Search the listing below for the word "this" and copy each line that holds it.

Entries provided –

---

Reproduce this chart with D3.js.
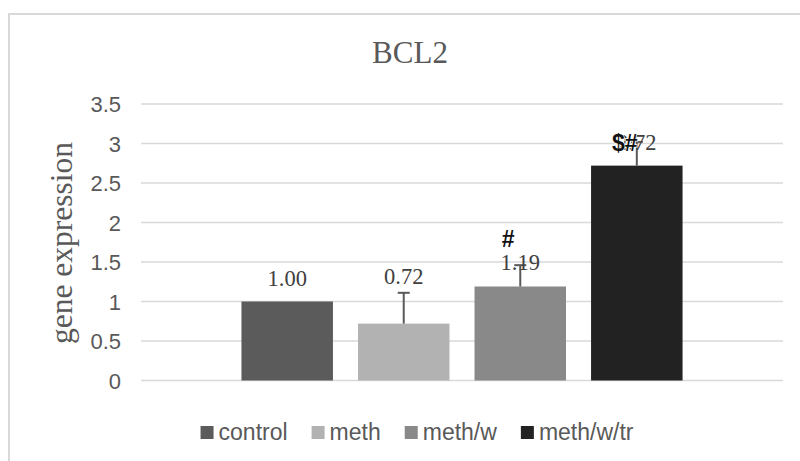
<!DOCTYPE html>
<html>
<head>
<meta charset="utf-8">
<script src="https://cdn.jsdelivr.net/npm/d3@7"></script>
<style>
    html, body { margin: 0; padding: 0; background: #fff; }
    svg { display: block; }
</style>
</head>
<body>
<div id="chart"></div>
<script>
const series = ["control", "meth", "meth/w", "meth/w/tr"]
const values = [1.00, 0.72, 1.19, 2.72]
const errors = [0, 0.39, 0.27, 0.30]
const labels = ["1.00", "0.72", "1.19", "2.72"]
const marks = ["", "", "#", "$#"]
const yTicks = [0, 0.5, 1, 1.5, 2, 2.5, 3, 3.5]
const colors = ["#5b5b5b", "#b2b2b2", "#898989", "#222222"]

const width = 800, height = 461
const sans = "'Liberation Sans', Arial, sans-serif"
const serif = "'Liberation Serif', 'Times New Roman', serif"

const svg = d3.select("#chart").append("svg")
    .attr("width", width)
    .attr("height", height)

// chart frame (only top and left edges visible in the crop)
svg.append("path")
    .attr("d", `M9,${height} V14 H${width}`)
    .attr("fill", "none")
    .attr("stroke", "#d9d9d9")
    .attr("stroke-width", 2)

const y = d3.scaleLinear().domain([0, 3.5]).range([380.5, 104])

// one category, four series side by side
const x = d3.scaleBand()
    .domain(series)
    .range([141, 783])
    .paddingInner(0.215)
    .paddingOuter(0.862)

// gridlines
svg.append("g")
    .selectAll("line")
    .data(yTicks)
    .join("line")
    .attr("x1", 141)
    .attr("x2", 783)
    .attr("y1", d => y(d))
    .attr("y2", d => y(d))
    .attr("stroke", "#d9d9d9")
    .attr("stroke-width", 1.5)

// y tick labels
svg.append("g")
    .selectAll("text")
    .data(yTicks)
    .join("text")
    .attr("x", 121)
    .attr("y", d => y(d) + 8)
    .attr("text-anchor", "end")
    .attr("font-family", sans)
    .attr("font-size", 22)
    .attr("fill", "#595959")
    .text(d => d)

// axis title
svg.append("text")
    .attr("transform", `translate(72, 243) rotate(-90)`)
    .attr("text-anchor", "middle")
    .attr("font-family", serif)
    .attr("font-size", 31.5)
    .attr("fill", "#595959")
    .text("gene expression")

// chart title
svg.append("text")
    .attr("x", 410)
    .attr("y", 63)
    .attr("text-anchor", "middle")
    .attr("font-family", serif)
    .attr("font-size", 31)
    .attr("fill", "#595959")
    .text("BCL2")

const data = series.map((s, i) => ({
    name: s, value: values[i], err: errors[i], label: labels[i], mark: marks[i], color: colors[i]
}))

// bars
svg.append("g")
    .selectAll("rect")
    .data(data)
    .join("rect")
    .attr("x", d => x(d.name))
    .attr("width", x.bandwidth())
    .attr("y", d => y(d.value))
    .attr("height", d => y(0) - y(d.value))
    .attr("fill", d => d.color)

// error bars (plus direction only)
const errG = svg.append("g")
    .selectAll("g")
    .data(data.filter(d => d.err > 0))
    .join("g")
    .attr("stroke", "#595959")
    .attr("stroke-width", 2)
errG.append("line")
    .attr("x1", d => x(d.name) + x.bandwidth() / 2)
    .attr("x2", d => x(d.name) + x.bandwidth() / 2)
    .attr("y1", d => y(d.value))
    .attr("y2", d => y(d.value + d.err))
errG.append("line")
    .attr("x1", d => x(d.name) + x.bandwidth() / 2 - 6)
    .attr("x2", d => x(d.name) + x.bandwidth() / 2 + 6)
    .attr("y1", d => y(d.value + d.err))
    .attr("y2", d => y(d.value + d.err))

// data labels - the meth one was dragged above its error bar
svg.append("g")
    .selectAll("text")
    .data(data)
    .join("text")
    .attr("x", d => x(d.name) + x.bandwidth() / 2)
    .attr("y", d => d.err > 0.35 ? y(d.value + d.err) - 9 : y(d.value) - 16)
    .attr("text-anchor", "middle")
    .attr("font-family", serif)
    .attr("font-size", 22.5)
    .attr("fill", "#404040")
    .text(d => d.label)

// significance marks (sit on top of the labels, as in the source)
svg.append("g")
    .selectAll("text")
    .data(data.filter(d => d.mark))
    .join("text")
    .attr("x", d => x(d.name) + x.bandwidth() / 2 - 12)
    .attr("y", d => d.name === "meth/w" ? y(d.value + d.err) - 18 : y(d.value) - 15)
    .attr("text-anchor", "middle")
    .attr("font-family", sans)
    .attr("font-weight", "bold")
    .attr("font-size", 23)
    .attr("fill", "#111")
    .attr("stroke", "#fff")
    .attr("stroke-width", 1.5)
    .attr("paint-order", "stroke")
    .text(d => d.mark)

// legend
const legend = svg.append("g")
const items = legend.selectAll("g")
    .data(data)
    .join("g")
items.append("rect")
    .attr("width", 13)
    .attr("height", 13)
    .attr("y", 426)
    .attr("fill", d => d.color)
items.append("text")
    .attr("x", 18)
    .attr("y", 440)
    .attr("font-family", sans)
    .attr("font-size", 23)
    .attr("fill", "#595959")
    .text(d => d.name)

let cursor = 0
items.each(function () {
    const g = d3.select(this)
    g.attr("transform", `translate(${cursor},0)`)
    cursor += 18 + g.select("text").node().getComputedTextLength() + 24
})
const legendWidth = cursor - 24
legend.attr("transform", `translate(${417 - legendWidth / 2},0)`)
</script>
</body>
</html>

---

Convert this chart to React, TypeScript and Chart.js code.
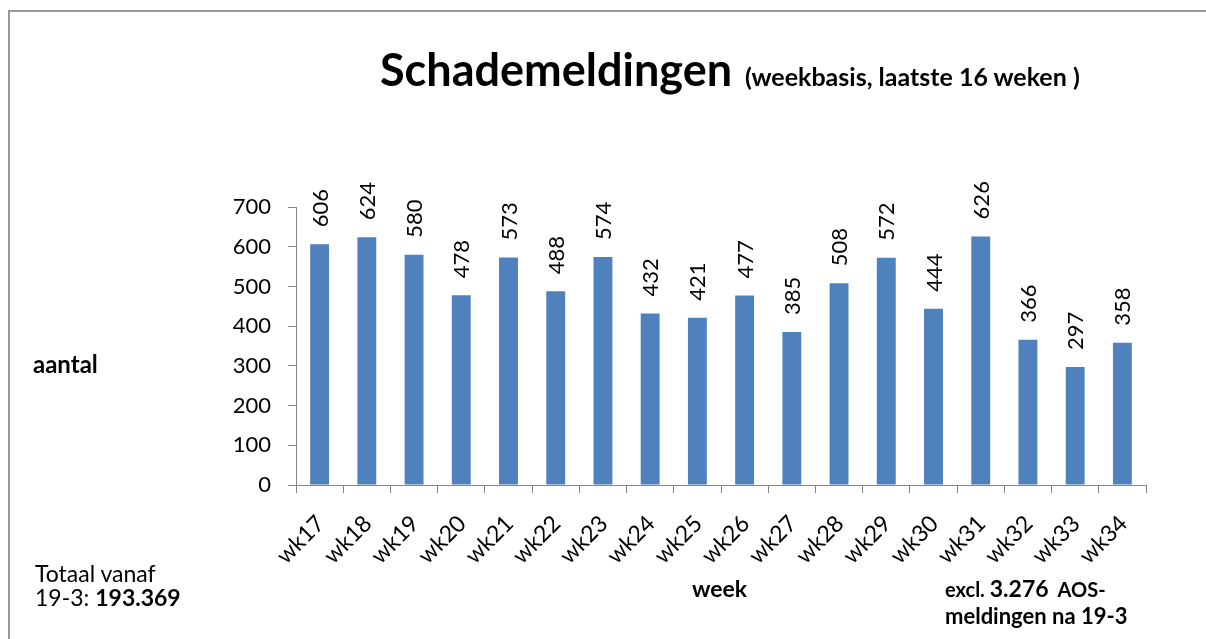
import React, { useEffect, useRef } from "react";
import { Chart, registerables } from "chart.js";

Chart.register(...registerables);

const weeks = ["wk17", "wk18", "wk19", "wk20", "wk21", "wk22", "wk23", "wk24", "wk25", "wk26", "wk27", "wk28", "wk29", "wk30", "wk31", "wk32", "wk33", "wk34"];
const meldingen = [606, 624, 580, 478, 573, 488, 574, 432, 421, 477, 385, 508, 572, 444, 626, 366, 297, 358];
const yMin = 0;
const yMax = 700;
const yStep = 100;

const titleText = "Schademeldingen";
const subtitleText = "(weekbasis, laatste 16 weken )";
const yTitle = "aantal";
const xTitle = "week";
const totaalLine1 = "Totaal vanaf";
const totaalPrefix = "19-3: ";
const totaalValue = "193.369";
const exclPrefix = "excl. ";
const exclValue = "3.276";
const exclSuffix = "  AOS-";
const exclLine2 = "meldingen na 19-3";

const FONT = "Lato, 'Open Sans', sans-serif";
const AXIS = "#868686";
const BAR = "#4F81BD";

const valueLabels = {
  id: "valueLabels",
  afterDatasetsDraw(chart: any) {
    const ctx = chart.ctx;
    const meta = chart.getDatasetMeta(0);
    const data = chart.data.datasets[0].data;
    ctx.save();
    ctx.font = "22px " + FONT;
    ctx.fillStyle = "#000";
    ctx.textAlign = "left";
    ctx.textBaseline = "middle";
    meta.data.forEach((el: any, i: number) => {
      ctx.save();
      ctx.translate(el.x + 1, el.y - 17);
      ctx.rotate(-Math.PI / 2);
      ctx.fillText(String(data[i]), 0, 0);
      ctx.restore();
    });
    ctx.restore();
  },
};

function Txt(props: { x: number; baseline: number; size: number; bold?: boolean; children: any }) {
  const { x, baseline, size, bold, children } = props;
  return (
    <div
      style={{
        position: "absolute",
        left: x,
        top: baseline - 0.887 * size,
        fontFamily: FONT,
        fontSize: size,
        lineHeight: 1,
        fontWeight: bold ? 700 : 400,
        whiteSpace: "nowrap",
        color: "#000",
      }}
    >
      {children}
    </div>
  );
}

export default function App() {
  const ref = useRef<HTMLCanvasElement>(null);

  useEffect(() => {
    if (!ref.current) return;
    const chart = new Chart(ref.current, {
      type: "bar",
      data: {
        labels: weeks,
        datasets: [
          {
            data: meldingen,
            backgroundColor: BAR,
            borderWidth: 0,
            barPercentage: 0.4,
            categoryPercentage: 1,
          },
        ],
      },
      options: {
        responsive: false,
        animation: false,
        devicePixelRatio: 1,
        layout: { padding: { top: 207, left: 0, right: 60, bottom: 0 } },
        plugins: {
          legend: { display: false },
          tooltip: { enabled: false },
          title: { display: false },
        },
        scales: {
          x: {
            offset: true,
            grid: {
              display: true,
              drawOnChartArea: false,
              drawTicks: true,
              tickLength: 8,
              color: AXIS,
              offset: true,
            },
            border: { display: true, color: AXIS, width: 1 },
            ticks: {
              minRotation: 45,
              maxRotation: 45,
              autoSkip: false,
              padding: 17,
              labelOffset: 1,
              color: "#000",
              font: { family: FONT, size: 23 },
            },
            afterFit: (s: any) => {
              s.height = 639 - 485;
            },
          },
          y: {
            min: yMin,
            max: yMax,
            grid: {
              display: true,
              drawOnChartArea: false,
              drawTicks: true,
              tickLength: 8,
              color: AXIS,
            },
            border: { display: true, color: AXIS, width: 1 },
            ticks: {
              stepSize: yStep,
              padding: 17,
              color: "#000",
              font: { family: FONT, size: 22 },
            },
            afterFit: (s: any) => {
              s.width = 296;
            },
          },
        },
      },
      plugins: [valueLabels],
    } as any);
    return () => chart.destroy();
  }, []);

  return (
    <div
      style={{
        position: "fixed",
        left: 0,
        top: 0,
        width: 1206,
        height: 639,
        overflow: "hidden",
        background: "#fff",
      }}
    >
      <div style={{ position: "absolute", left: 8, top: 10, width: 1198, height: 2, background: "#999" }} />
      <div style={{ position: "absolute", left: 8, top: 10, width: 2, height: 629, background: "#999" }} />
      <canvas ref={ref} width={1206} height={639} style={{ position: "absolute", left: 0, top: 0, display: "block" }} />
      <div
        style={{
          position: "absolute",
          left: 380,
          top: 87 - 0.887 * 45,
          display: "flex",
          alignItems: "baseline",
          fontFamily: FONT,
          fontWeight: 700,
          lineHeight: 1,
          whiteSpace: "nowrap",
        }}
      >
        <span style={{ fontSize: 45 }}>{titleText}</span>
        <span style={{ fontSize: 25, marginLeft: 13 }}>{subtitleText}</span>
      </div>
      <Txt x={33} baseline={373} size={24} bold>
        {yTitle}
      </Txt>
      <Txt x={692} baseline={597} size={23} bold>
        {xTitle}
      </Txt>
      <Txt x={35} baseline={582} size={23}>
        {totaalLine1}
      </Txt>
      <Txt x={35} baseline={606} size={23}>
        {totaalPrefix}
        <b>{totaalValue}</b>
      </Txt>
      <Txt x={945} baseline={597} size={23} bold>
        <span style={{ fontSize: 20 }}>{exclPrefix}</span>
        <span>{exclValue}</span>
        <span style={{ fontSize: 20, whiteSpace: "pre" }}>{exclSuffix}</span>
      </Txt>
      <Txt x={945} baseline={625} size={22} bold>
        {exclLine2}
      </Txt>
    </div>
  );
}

---

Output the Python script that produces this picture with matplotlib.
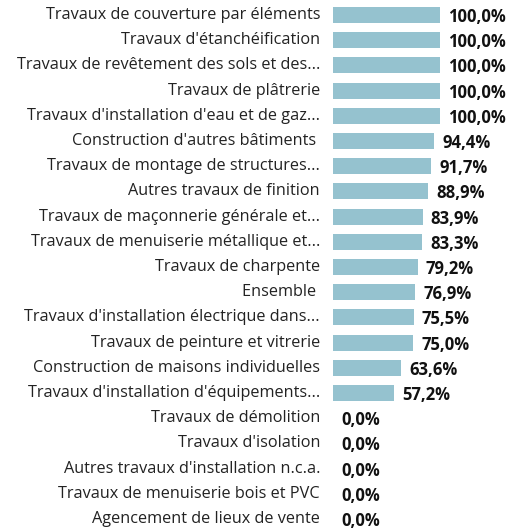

---

Solved problem –
Reproduce this chart with D3.js.
    const g = d3.select(this)
Convert this chart to React, TypeScript and Chart.js code.
Output the Python script that produces this picture with matplotlib.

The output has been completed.